En total las IAI han puesto en órbita hasta ahora catorce satélites, convirtiéndose en uno de los ocho países del mundo capaces de realizar todo el trabajo de fabricar, lanzar y operarlos desde tierra.
Los de uso civil, que necesitan una gran altitud para cubrir grandes partes del planeta, suele lanzarlos al espacio a través de proveedores extranjeros, mientras que los militares quedan en órbitas mucho más bajas (giran en torno al planeta cada 90 minutos) y, por tanto, se pueden lanzar gracias a un cohete lanzado desde Israel.

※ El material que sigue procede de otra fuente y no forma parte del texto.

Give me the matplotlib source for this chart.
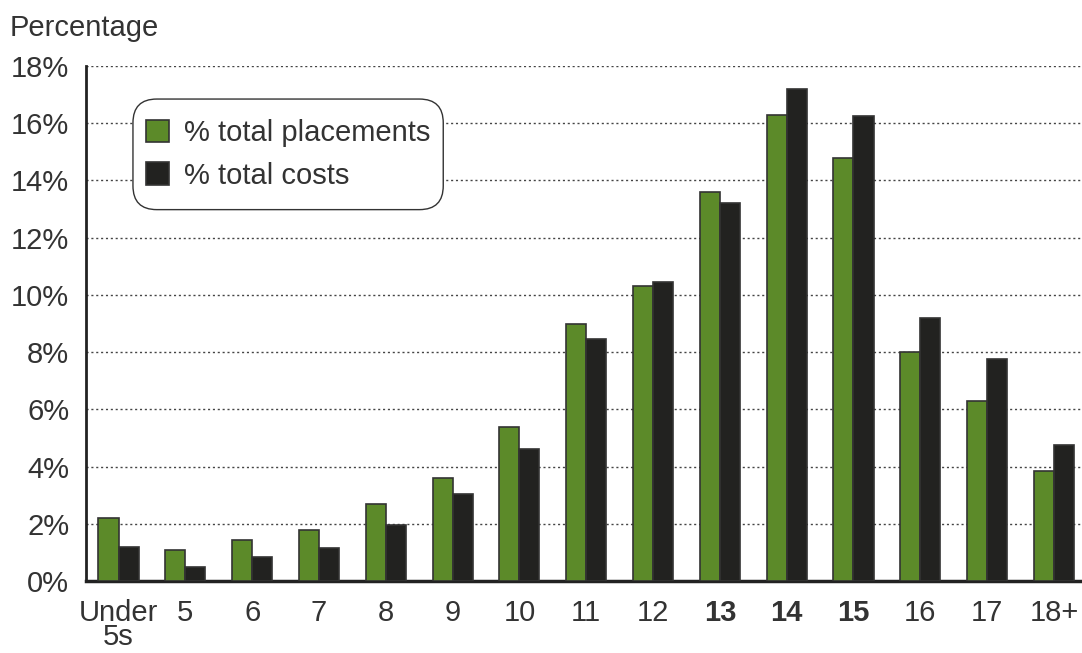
import numpy as np
import matplotlib.pyplot as plt
from matplotlib.patches import FancyBboxPatch

categories = ['Under\n5s', '5', '6', '7', '8', '9', '10', '11', '12', '13', '14', '15', '16', '17', '18+']
bold_labels = ['13', '14', '15']
placements = [2.2, 1.1, 1.45, 1.8, 2.7, 3.6, 5.4, 9.0, 10.3, 13.6, 16.3, 14.8, 8.0, 6.3, 3.85]
costs = [1.2, 0.5, 0.85, 1.15, 1.95, 3.05, 4.6, 8.45, 10.45, 13.2, 17.2, 16.25, 9.2, 7.75, 4.75]
yticks = [0, 2, 4, 6, 8, 10, 12, 14, 16, 18]

green = '#5c8a29'
dark = '#222220'
text_col = '#333333'

plt.rcParams['font.family'] = ['Liberation Sans', 'DejaVu Sans']

fig = plt.figure(figsize=(10.82, 6.53), dpi=100)
ax = fig.add_axes([86 / 1082, 72 / 653, 1 - 86 / 1082, 515 / 653])

x = np.arange(len(categories))
w = 0.3
ax.bar(x - w / 2, placements, w, color=green, edgecolor='#333333', linewidth=1.2,
       label='% total placements', zorder=3)
ax.bar(x + w / 2, costs, w, color=dark, edgecolor='#333333', linewidth=1.2,
       label='% total costs', zorder=3)

ax.set_xlim(-0.487, 14.42)
ax.set_ylim(0, 18)
ax.set_yticks(yticks)
ax.set_yticklabels([f'{v}%' for v in yticks])
ax.set_xticks(x)
ax.set_xticklabels(categories, linespacing=0.82)
for lbl in ax.get_xticklabels():
    if lbl.get_text() in bold_labels:
        lbl.set_fontweight('bold')
ax.tick_params(axis='both', length=0, labelsize=21, labelcolor=text_col)
ax.tick_params(axis='y', pad=12)
ax.tick_params(axis='x', pad=13)

ax.yaxis.grid(True, linestyle=(0, (1.5, 2)), color='#444444', linewidth=1.0, zorder=0)
ax.set_axisbelow(True)
for s in ['top', 'right']:
    ax.spines[s].set_visible(False)
ax.spines['left'].set_linewidth(2)
ax.spines['bottom'].set_linewidth(2.5)
ax.spines['left'].set_color('#222222')
ax.spines['bottom'].set_color('#222222')

fig.text(10 / 1082, 1 - 28 / 653, 'Percentage', fontsize=21, color=text_col,
         ha='left', va='center')

# legend without frame, rounded box drawn around it afterwards
leg = ax.legend(loc='upper left', bbox_to_anchor=(0.0602, 0.897), borderaxespad=0,
                fontsize=21, frameon=False, handlelength=0.8,
                handleheight=0.8, handletextpad=0.5, labelspacing=0.5,
                borderpad=0, labelcolor=text_col)
leg.set_zorder(5)

fig.canvas.draw()
bb = leg.get_window_extent().transformed(fig.transFigure.inverted())
padx, pady = 13 / 1082, 20 / 653
box = FancyBboxPatch((bb.x0 - padx, bb.y0 - pady), bb.width + 2 * padx, bb.height + 2 * pady,
                     boxstyle='round,pad=0,rounding_size=0.022', transform=fig.transFigure,
                     facecolor='white', edgecolor='#333333', linewidth=1.0, zorder=4,
                     mutation_aspect=1082 / 653)
ax.add_artist(box)
box.set_clip_on(False)

fig.savefig('out.png', dpi=100)
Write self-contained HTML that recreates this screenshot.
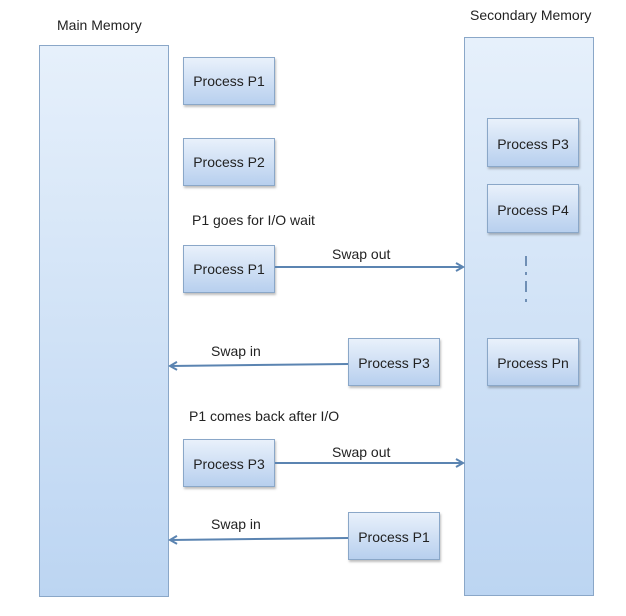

Más allá de la inmensa disparidad en el precio, la gran diferencia entre un satélite normal y un nanosatélite es que por su tamaño estos últimos apenas llevan combustible -si es que lo llevan-, y por tanto no se puede elegir órbita sino que se lanzan hacia un lugar y quedan ahí para su misión.
Mientras avanza en la nanotecnología, las IAI continúan su apuesta por los satélites de pequeño tamaño, un campo que desarrolló en función de sus necesidades de espionaje en los países vecinos de Oriente Medio.
“Israel se especializa en satélites de observación de alta precisión, de bajo peso y gran versatilidad, es decir la posibilidad de ofrecer información de muchos lugares de forma precisa, a un precio razonable”, agrega Dorón.
Debido a sus limitaciones en comparación con las grandes potencias espaciales, este consorcio invierte sobre todo en el diseño y testing de sus satélites, sometiendo sus dispositivos a lo que el ejecutivo define como “la sala de tortura”.
Se trata de seis cámaras en los que son sometidos a intensos cambios de temperatura y otras condiciones adversas que soportarán en el espacio, dado que a órbitas tan bajas sufren cambios extremos casi cada hora, pasando de un cero absoluto cuando no ven el sol, a cientos de grados cuando quedan expuestos a sus rayos.